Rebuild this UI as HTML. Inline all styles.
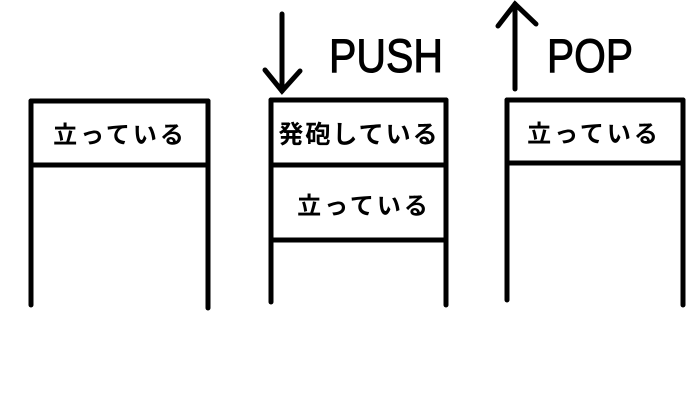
<!DOCTYPE html>
<html><head><meta charset="utf-8"><style>
html,body{margin:0;padding:0;background:#fff;width:700px;height:400px;overflow:hidden}
text{font-family:"Liberation Sans","Noto Sans CJK JP",sans-serif;fill:#000}
.jp{font-weight:bold}
</style></head><body>
<svg width="700" height="400" viewBox="0 0 700 400" stroke="#000" stroke-width="5" stroke-linecap="round" fill="none">
<g>
<line x1="31" y1="101" x2="31" y2="305"/><line x1="208" y1="101" x2="208" y2="308"/>
<line x1="31" y1="101" x2="208" y2="101"/><line x1="31" y1="165" x2="208" y2="165"/>
<text class="jp" x="120" y="143" text-anchor="middle" font-size="24" letter-spacing="3" stroke="none">立っている</text>
</g>
<g>
<line x1="271" y1="100" x2="271" y2="302"/><line x1="446" y1="100" x2="446" y2="305"/>
<line x1="271" y1="100" x2="446" y2="100"/><line x1="271" y1="165" x2="446" y2="165"/><line x1="271" y1="240" x2="446" y2="240"/>
<text class="jp" x="359" y="143" text-anchor="middle" font-size="25" letter-spacing="2" stroke="none">発砲している</text>
<text class="jp" x="364" y="214" text-anchor="middle" font-size="24" letter-spacing="3" stroke="none">立っている</text>
</g>
<g>
<line x1="282" y1="14" x2="282" y2="91"/><polyline points="265,70 282,91 300,71"/>
</g>
<text x="329" y="72" font-size="47" stroke="#000" stroke-width="1" textLength="114" lengthAdjust="spacingAndGlyphs">PUSH</text>
<g>
<line x1="507" y1="100" x2="507" y2="300"/><line x1="683" y1="100" x2="683" y2="305"/>
<line x1="507" y1="100" x2="683" y2="100"/><line x1="507" y1="163" x2="683" y2="163"/>
<text class="jp" x="594" y="142" text-anchor="middle" font-size="24" letter-spacing="3" stroke="none">立っている</text>
</g>
<g>
<line x1="515" y1="4" x2="515" y2="89"/><polyline points="498,26 515,4 536,24"/>
</g>
<text x="547" y="72" font-size="47" stroke="#000" stroke-width="1" textLength="86" lengthAdjust="spacingAndGlyphs">POP</text>
</svg>
</body></html>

┄┄┄┄┄┄┄┄┄┄┄┄┄┄┄┄┄┄┄┄

Task instructions: Copy the data exactly. Any picture it contains is to be omitted.

Answer in full:
Rebuild this UI as HTML. Inline all styles.
<!DOCTYPE html>
<html><head><meta charset="utf-8"><style>
html,body{margin:0;padding:0;background:#fff;width:700px;height:400px;overflow:hidden}
text{font-family:"Liberation Sans","Noto Sans CJK JP",sans-serif;fill:#000}
.jp{font-weight:bold}
</style></head><body>
<svg width="700" height="400" viewBox="0 0 700 400" stroke="#000" stroke-width="5" stroke-linecap="round" fill="none">
<g>
<line x1="31" y1="101" x2="31" y2="305"/><line x1="208" y1="101" x2="208" y2="308"/>
<line x1="31" y1="101" x2="208" y2="101"/><line x1="31" y1="165" x2="208" y2="165"/>
<text class="jp" x="120" y="143" text-anchor="middle" font-size="24" letter-spacing="3" stroke="none">立っている</text>
</g>
<g>
<line x1="271" y1="100" x2="271" y2="302"/><line x1="446" y1="100" x2="446" y2="305"/>
<line x1="271" y1="100" x2="446" y2="100"/><line x1="271" y1="165" x2="446" y2="165"/><line x1="271" y1="240" x2="446" y2="240"/>
<text class="jp" x="359" y="143" text-anchor="middle" font-size="25" letter-spacing="2" stroke="none">発砲している</text>
<text class="jp" x="364" y="214" text-anchor="middle" font-size="24" letter-spacing="3" stroke="none">立っている</text>
</g>
<g>
<line x1="282" y1="14" x2="282" y2="91"/><polyline points="265,70 282,91 300,71"/>
</g>
<text x="329" y="72" font-size="47" stroke="#000" stroke-width="1" textLength="114" lengthAdjust="spacingAndGlyphs">PUSH</text>
<g>
<line x1="507" y1="100" x2="507" y2="300"/><line x1="683" y1="100" x2="683" y2="305"/>
<line x1="507" y1="100" x2="683" y2="100"/><line x1="507" y1="163" x2="683" y2="163"/>
<text class="jp" x="594" y="142" text-anchor="middle" font-size="24" letter-spacing="3" stroke="none">立っている</text>
</g>
<g>
<line x1="515" y1="4" x2="515" y2="89"/><polyline points="498,26 515,4 536,24"/>
</g>
<text x="547" y="72" font-size="47" stroke="#000" stroke-width="1" textLength="86" lengthAdjust="spacingAndGlyphs">POP</text>
</svg>
</body></html>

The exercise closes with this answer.